C’est la même rancœur chez AS qui lui dénonce le système de pointage. D’après lui, il arrive qu’on demande à un travailleur de rester plusieurs jours à la maison et durant lesquels il ne sera pas pointé. « Je suis payé à 65 mille le jour, et parfois on me dit de rester à la maison pendant 4 à 5 jours. Quand la fin du mois arrive, dès fois je gagne juste 800 ou 1 million. », indique l’ouvrier les yeux remplis de larmes.

Cette amertume est également perceptible sur le visage de FS qui a été victime d’un accident de travail et abandonné à son propre sort.

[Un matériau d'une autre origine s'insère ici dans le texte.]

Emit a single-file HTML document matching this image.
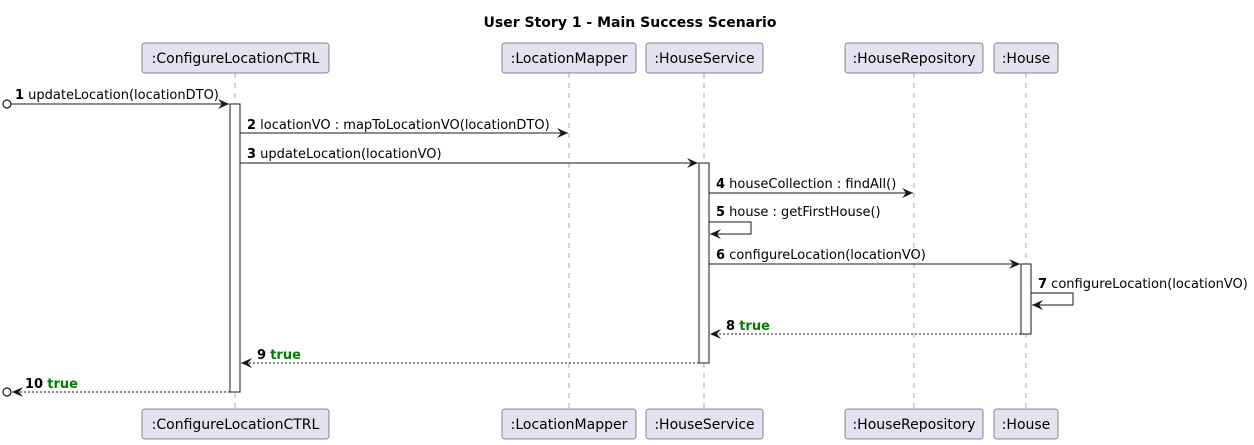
<!DOCTYPE html>
<html><head><meta charset="utf-8"><style>
body{margin:0;background:#fff;}
svg{display:block;font-family:"DejaVu Sans","Liberation Sans",sans-serif;}
.p rect{fill:#e2e2f0;stroke:#181818;stroke-width:0.5;}
.p text{font-size:14px;fill:#000;text-anchor:middle;}
.ll{stroke:#555;stroke-width:0.5;stroke-dasharray:5,5;}
.act{fill:#fff;stroke:#181818;stroke-width:1;}
.m{stroke:#181818;stroke-width:1;fill:none;}
.d{stroke-dasharray:2,2;}
.t{font-size:13px;fill:#000;}
.b{font-weight:bold;}
.g{fill:#008000;font-weight:bold;}
</style></head><body>
<svg width="1254" height="445" viewBox="0 0 1254 445">
<text x="630" y="27" font-size="14" font-weight="bold" text-anchor="middle">User Story 1 - Main Success Scenario</text>
<line class="ll" x1="235" y1="73" x2="235" y2="409"/>
<line class="ll" x1="569" y1="73" x2="569" y2="409"/>
<line class="ll" x1="704" y1="73" x2="704" y2="409"/>
<line class="ll" x1="914" y1="73" x2="914" y2="409"/>
<line class="ll" x1="1026" y1="73" x2="1026" y2="409"/>
<g class="p">
<rect x="142" y="43" width="187" height="30" rx="2.5"/><text x="235.5" y="63">:ConfigureLocationCTRL</text>
<rect x="502" y="43" width="134" height="30" rx="2.5"/><text x="569" y="63">:LocationMapper</text>
<rect x="646" y="43" width="117" height="30" rx="2.5"/><text x="704.5" y="63">:HouseService</text>
<rect x="845" y="43" width="138" height="30" rx="2.5"/><text x="914" y="63">:HouseRepository</text>
<rect x="994" y="43" width="64" height="30" rx="2.5"/><text x="1026" y="63">:House</text>
<rect x="142" y="409" width="187" height="30" rx="2.5"/><text x="235.5" y="429">:ConfigureLocationCTRL</text>
<rect x="502" y="409" width="134" height="30" rx="2.5"/><text x="569" y="429">:LocationMapper</text>
<rect x="646" y="409" width="117" height="30" rx="2.5"/><text x="704.5" y="429">:HouseService</text>
<rect x="845" y="409" width="138" height="30" rx="2.5"/><text x="914" y="429">:HouseRepository</text>
<rect x="994" y="409" width="64" height="30" rx="2.5"/><text x="1026" y="429">:House</text>
</g>
<rect class="act" x="230" y="104" width="10" height="288"/>
<rect class="act" x="699" y="163" width="10" height="200"/>
<rect class="act" x="1021" y="264" width="10" height="70"/>
<defs><marker id="a" markerWidth="12" markerHeight="10" refX="11" refY="5" orient="auto" markerUnits="userSpaceOnUse"><path d="M0,0 L11,5 L0,10 L4,5 Z" fill="#181818"/></marker></defs>
<circle cx="7" cy="104" r="4" fill="none" stroke="#181818" stroke-width="1.2"/>
<line class="m" x1="11" y1="104" x2="229" y2="104" marker-end="url(#a)"/>
<text class="t" x="15" y="99"><tspan class="b">1</tspan> updateLocation(locationDTO)</text>
<line class="m" x1="240" y1="133" x2="568" y2="133" marker-end="url(#a)"/>
<text class="t" x="247" y="129"><tspan class="b">2</tspan> locationVO : mapToLocationVO(locationDTO)</text>
<line class="m" x1="240" y1="163" x2="698" y2="163" marker-end="url(#a)"/>
<text class="t" x="247" y="158"><tspan class="b">3</tspan> updateLocation(locationVO)</text>
<line class="m" x1="709" y1="193" x2="913" y2="193" marker-end="url(#a)"/>
<text class="t" x="716" y="188"><tspan class="b">4</tspan> houseCollection : findAll()</text>
<polyline class="m" points="709,222 751,222 751,234 710,234" marker-end="url(#a)"/>
<text class="t" x="716" y="216"><tspan class="b">5</tspan> house : getFirstHouse()</text>
<line class="m" x1="709" y1="264" x2="1020" y2="264" marker-end="url(#a)"/>
<text class="t" x="716" y="259"><tspan class="b">6</tspan> configureLocation(locationVO)</text>
<polyline class="m" points="1031,293 1073,293 1073,305 1032,305" marker-end="url(#a)"/>
<text class="t" x="1038" y="288"><tspan class="b">7</tspan> configureLocation(locationVO)</text>
<line class="m d" x1="1021" y1="334" x2="710" y2="334" marker-end="url(#a)"/>
<text class="t" x="726" y="330"><tspan class="b">8</tspan> <tspan class="g">true</tspan></text>
<line class="m d" x1="699" y1="363" x2="241" y2="363" marker-end="url(#a)"/>
<text class="t" x="257" y="359"><tspan class="b">9</tspan> <tspan class="g">true</tspan></text>
<line class="m d" x1="230" y1="392" x2="12" y2="392" marker-end="url(#a)"/>
<circle cx="7" cy="392" r="4" fill="none" stroke="#181818" stroke-width="1.2"/>
<text class="t" x="25" y="388"><tspan class="b">10</tspan> <tspan class="g">true</tspan></text>
</svg>
</body></html>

Lui aussi révèle que si par malheur quelqu’un se blesse, sa chance de survie dans l’entreprise est très minime. « Si tu ne te blesses ici personne ne te regarde », averti-t-il les nouveaux. Ayant été victime, il explique avoir été une fois victime d’accident de travail. « Je suis allé au bureau, les chinois ne m’ont rien donné pour mon traitement. Quand j’ai quitté, ils m’ont pointé pour une demi-journée de travail. J’ai été obligé de faire le traitement à mes propres frais », se souvient-il le cœur saignant de colère.

Interpellé sur le débrayage des ouvriers, Ibrahima Aminata Diallo, chargé des relations communautaires de gestion de conflits de l’échangeur de Bambeto, a voulu apporter quelques précisions.

Au prime à bord, il soulignera qu’il y a plus de 200 travailleurs dont 136 constants. Ces travailleurs sont repartis en 3 catégories. Il y a les ingénieurs qui sont des diplômés qualifiés, les chefs d’équipes qui sont des ouvriers compétents et les manœuvres qui ont appris dans le tas.

Sur les points de revendication, il confie que seuls 2 pourraient être satisfaits par la société. « Pour l’instant, ils (les chinois) ont promis une augmentation à partir du mois de juillet pour ceux qui vont se distinguer par leur compétence, leur engagement et efficacité sur le terrain », annonce-t-il, avant d’ajouter : « pour ce qui est du contrat, ils vont le faire également selon le temps mis : plus de 6 mois »

A ce niveau du salaire, il rappellera qu’au début du projet, les primes variaient entre 45 mille et 70 mille francs par jour. Aujourd’hui, elles varient entre 65 mille et 80 mille, précise-t-il

Par contre, pour ce qui est de la « quinzaine », il indique que le chinois ne compte pas accéder à cette demande.

Pour ce qui est des accusations portées à l’encontre de la société sur faisant état de la non prise en charge des victimes d’accident de travail et la non dotation en EPI, M.Diallo s’« inscrit en faux. »

Selon lui, « en cas d’accident de travail, il y a un agent HSSE qui s’occupe de l’intéressé. Nous avons 2 cliniques : une clinique de traumatologie et une autre non loin d’ici. Donc la prise en charge est faite par la société. L’ouvrier ne paie rien et n’est pas imputé durant tout le temps de convalescence. »

Quant aux EPI, il affirme que la dotation est faite « chaque 6 mois ». Vrais ou faux ? Sur le terrain, tout porte à croire que les ouvriers ne sont pas dotés. Pas de tenue, ni imperméable alors que c’est la période des grandes pluies.

Lancée le 13 avril 2022, la construction de l’échangeur de Bambéto avait une durée de 30 mois et devrait normalement finir au mois d’octobre prochain. Mais avec une rallonge de 6 mois, son inauguration pourrait se faire au mois d’avril 2025. Nous y reviendrons.